→ **EXERCISE INSTRUCTIONS**:
Nothing outside the range from the line with "Recreate this image" to the line with "0.13, 0.19, 0.03];" belongs in the copy, and no pictures do either; repeat that range exactly.

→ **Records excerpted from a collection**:
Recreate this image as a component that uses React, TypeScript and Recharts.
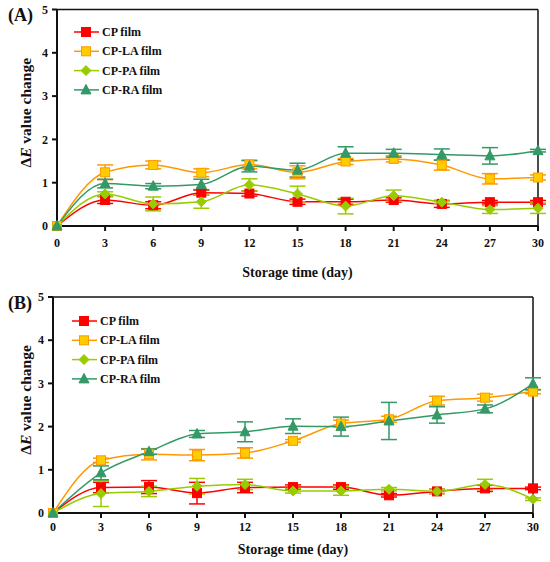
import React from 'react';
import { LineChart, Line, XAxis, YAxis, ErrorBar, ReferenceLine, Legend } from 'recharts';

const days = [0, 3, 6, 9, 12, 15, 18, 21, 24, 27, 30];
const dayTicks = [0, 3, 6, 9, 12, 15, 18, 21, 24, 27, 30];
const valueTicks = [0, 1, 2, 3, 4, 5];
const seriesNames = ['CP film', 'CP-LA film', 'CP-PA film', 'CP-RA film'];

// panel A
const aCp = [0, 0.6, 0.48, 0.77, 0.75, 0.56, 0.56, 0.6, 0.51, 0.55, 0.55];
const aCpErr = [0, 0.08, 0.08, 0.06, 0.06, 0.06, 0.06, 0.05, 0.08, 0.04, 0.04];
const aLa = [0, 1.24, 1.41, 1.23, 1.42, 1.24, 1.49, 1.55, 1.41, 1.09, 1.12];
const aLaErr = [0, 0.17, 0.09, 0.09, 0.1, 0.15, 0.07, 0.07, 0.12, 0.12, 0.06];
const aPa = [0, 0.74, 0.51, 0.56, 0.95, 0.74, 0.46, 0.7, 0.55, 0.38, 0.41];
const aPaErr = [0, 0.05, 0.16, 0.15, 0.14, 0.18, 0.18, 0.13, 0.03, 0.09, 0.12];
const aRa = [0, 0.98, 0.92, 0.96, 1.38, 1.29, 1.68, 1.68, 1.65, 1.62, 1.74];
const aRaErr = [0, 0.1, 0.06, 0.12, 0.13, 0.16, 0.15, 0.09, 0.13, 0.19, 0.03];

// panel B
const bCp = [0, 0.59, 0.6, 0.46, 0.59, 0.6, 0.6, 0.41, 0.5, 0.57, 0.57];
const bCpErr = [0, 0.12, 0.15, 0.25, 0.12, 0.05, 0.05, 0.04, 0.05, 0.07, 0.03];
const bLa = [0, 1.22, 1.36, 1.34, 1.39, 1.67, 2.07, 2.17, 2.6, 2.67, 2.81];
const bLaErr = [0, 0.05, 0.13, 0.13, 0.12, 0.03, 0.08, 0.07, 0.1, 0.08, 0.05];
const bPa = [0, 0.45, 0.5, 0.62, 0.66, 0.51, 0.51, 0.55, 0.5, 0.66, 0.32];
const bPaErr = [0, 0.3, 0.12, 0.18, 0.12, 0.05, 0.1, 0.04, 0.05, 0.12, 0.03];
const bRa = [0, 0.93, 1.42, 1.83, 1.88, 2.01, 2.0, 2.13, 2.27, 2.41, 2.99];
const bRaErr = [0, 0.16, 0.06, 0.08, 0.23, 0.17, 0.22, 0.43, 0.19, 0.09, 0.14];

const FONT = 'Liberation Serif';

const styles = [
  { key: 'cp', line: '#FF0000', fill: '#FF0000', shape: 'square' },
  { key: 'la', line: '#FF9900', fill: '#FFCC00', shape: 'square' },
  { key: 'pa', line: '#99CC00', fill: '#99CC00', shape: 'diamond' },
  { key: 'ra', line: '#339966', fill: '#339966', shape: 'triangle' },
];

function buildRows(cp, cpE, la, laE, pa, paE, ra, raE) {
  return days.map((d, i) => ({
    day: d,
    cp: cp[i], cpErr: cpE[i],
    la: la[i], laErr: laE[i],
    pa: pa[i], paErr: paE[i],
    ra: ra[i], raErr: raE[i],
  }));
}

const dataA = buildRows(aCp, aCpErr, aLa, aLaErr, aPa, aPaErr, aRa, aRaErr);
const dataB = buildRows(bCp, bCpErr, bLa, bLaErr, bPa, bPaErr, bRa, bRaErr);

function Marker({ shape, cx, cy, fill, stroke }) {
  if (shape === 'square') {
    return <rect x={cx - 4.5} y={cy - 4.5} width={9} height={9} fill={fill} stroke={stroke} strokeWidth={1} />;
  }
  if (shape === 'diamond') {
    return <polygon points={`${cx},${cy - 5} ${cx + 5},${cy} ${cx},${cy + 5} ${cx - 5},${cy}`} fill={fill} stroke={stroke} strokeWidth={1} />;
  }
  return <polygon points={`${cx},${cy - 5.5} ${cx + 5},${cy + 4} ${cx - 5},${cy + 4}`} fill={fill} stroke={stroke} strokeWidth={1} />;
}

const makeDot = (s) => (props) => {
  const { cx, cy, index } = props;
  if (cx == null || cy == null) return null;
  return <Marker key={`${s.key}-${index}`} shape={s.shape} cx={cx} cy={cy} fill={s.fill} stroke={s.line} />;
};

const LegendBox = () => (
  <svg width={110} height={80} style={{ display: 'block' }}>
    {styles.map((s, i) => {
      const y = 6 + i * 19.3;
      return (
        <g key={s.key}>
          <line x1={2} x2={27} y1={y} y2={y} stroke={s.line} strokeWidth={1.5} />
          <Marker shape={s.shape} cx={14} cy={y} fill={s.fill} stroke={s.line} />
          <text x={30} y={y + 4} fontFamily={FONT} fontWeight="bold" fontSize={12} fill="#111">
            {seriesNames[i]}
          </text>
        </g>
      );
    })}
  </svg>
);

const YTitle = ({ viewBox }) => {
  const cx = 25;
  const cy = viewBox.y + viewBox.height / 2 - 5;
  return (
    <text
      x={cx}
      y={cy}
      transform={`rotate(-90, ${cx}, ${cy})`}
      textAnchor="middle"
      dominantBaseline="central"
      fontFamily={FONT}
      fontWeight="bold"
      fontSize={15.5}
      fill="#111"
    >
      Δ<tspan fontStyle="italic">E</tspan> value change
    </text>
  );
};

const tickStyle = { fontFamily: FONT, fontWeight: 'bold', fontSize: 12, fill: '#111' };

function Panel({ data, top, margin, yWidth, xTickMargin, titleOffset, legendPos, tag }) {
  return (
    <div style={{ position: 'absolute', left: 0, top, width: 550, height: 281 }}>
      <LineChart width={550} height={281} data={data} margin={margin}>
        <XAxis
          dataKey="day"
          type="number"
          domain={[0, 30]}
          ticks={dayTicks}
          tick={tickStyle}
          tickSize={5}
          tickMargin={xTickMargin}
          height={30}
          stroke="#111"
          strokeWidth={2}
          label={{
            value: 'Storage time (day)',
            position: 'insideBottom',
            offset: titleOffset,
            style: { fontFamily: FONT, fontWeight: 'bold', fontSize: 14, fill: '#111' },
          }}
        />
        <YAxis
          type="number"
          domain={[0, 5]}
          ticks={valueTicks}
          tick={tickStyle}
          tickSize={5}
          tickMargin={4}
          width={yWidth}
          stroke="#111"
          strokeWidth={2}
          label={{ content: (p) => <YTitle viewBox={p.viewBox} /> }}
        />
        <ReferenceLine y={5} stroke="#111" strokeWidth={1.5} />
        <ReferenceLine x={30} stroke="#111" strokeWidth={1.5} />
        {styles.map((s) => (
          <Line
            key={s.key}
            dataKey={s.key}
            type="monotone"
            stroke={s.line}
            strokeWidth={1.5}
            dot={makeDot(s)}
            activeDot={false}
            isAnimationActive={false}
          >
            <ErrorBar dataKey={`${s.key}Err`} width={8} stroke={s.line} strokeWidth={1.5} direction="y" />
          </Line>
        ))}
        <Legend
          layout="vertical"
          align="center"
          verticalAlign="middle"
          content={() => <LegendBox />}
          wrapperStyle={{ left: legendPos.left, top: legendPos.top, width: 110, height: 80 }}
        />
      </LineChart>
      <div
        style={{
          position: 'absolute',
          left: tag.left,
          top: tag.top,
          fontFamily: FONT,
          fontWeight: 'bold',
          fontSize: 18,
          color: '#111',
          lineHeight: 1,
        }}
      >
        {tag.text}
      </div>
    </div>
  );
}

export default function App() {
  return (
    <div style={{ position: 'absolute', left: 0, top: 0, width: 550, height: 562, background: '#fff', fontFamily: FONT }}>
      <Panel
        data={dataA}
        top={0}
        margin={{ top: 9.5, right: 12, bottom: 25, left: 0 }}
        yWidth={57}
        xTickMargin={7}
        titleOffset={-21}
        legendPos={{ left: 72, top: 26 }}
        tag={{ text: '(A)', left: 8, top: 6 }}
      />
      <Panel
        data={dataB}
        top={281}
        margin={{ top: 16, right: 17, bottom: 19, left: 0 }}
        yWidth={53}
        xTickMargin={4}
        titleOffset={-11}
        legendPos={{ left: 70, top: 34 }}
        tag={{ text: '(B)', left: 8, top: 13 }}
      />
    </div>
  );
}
--
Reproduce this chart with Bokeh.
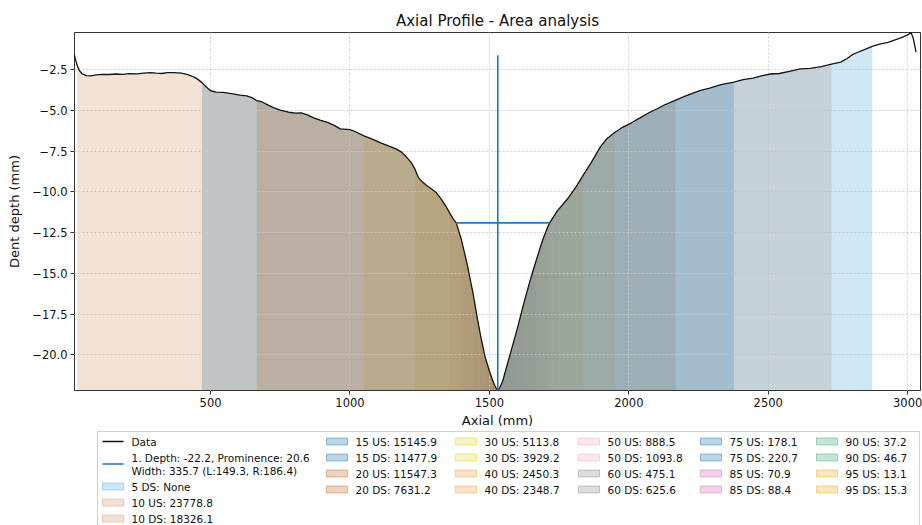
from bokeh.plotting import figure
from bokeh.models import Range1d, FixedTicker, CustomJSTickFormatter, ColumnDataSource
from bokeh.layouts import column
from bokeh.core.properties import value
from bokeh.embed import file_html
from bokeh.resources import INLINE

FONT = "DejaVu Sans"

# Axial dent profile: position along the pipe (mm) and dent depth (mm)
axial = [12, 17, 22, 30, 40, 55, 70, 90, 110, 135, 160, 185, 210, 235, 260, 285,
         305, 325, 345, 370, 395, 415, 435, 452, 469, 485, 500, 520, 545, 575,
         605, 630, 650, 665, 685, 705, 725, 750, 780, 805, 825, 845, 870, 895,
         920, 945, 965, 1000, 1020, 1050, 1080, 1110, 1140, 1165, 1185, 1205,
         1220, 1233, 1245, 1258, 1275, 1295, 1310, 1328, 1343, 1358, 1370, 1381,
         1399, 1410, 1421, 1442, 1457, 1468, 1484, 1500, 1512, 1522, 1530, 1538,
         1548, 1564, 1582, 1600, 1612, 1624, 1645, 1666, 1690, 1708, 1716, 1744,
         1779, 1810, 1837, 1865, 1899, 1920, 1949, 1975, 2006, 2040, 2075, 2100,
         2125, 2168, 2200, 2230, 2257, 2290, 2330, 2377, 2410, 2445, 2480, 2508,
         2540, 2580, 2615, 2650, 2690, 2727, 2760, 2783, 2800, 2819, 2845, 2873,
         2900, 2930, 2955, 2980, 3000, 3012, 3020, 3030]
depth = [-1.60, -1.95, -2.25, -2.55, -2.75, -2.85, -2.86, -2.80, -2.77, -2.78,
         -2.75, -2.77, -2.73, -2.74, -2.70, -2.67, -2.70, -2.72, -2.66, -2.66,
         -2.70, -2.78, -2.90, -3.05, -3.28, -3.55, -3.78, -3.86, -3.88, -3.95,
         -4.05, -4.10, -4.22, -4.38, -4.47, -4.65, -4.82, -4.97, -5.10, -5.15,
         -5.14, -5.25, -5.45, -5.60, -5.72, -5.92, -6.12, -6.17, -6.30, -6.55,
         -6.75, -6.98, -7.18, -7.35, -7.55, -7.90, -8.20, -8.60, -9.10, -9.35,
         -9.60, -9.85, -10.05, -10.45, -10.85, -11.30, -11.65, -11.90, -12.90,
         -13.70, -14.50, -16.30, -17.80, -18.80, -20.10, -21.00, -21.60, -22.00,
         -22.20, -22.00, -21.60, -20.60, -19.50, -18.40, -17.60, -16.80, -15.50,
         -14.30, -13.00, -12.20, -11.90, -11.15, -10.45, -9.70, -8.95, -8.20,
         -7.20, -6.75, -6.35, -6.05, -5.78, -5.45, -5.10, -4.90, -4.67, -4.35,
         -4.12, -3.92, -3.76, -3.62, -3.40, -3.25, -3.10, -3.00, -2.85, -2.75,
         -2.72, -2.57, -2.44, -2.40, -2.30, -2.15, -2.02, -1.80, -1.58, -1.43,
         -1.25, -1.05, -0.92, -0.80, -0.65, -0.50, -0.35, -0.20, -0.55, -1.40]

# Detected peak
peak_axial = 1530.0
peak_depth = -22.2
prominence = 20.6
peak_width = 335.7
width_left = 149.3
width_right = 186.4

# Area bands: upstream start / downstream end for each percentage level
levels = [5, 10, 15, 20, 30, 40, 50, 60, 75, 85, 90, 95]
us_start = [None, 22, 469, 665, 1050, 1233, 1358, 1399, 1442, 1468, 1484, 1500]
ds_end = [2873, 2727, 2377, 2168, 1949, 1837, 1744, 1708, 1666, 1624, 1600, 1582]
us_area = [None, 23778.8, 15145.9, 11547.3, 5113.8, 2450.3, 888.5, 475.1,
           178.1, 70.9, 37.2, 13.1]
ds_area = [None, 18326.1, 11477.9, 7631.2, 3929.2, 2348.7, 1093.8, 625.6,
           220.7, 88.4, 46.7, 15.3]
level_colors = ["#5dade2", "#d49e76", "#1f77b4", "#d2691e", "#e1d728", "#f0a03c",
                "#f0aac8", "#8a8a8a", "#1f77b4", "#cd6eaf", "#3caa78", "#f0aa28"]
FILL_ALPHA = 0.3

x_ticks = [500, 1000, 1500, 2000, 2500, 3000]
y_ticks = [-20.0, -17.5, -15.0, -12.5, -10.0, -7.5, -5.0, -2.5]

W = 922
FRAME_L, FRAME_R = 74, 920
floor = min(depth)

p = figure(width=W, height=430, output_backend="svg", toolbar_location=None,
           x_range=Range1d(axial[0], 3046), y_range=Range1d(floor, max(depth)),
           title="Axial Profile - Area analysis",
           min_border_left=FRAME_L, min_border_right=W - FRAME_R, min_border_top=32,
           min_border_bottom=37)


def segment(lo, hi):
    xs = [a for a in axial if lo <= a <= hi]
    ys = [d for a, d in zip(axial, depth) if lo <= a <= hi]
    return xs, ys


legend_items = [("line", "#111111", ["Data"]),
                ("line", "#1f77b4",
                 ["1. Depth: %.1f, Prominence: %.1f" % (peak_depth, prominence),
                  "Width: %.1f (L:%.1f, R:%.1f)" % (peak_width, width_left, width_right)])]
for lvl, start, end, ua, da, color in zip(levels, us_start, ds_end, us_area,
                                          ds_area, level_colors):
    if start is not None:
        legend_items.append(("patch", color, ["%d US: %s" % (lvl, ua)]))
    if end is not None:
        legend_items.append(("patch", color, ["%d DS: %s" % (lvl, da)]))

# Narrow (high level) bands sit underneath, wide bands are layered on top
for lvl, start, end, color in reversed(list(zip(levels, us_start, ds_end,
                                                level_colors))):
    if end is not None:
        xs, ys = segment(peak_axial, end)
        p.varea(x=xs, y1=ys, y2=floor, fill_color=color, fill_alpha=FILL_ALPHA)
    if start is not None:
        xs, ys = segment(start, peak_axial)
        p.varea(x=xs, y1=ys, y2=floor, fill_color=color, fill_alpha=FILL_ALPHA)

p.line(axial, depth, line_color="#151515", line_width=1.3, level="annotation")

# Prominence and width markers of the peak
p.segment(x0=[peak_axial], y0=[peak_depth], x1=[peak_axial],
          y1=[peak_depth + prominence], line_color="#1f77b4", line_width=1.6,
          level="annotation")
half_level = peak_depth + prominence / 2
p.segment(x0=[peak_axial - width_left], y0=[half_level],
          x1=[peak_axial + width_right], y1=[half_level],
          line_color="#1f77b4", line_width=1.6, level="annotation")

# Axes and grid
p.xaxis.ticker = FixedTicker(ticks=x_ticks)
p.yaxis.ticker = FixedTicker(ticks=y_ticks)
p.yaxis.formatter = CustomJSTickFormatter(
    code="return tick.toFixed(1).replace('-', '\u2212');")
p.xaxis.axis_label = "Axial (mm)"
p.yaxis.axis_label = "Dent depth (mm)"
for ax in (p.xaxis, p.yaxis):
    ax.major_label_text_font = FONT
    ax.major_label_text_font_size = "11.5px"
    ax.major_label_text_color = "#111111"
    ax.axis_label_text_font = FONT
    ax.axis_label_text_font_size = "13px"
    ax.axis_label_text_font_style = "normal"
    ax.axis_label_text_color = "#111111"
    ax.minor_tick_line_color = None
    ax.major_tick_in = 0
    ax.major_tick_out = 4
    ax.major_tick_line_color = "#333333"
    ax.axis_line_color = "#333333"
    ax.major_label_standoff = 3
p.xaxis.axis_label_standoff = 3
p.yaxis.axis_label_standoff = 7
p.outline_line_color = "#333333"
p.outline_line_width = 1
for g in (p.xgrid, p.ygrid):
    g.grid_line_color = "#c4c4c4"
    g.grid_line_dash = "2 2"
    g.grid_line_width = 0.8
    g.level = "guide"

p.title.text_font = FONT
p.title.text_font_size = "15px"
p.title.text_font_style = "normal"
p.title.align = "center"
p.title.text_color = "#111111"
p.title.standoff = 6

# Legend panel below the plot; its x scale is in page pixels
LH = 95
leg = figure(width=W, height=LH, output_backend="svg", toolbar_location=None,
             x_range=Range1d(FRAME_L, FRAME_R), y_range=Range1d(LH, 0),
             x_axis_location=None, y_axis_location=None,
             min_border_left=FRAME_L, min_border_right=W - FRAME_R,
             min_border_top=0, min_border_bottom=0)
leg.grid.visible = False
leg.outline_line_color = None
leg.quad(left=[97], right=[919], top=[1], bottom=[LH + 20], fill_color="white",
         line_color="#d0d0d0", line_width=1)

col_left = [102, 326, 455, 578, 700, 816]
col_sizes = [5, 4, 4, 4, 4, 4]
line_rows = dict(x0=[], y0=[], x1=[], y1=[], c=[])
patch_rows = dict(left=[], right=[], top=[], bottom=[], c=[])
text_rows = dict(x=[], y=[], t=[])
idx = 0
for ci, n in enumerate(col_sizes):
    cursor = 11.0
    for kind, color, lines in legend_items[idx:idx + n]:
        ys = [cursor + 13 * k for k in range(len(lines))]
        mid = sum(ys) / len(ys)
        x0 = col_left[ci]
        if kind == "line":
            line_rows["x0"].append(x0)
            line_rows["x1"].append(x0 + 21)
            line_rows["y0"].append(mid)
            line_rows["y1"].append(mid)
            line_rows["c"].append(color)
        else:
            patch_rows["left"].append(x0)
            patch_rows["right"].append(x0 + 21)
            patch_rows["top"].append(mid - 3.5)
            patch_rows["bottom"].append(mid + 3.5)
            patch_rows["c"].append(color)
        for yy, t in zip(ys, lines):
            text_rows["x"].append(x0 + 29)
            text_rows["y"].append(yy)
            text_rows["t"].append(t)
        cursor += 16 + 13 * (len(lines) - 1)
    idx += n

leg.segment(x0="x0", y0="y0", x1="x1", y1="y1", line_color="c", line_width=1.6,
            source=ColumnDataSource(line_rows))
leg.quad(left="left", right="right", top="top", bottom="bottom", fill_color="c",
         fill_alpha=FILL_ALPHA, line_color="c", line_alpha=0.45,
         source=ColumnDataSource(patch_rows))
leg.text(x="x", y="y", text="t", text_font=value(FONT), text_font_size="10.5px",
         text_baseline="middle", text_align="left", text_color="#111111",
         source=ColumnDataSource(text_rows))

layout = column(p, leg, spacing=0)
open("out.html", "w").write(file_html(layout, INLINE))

→ **SOLUTION FOR THIS EXERCISE**:
Recreate this image as a component that uses React, TypeScript and Recharts.
import React from 'react';
import { LineChart, Line, XAxis, YAxis, ErrorBar, ReferenceLine, Legend } from 'recharts';

const days = [0, 3, 6, 9, 12, 15, 18, 21, 24, 27, 30];
const dayTicks = [0, 3, 6, 9, 12, 15, 18, 21, 24, 27, 30];
const valueTicks = [0, 1, 2, 3, 4, 5];
const seriesNames = ['CP film', 'CP-LA film', 'CP-PA film', 'CP-RA film'];

// panel A
const aCp = [0, 0.6, 0.48, 0.77, 0.75, 0.56, 0.56, 0.6, 0.51, 0.55, 0.55];
const aCpErr = [0, 0.08, 0.08, 0.06, 0.06, 0.06, 0.06, 0.05, 0.08, 0.04, 0.04];
const aLa = [0, 1.24, 1.41, 1.23, 1.42, 1.24, 1.49, 1.55, 1.41, 1.09, 1.12];
const aLaErr = [0, 0.17, 0.09, 0.09, 0.1, 0.15, 0.07, 0.07, 0.12, 0.12, 0.06];
const aPa = [0, 0.74, 0.51, 0.56, 0.95, 0.74, 0.46, 0.7, 0.55, 0.38, 0.41];
const aPaErr = [0, 0.05, 0.16, 0.15, 0.14, 0.18, 0.18, 0.13, 0.03, 0.09, 0.12];
const aRa = [0, 0.98, 0.92, 0.96, 1.38, 1.29, 1.68, 1.68, 1.65, 1.62, 1.74];
const aRaErr = [0, 0.1, 0.06, 0.12, 0.13, 0.16, 0.15, 0.09, 0.13, 0.19, 0.03];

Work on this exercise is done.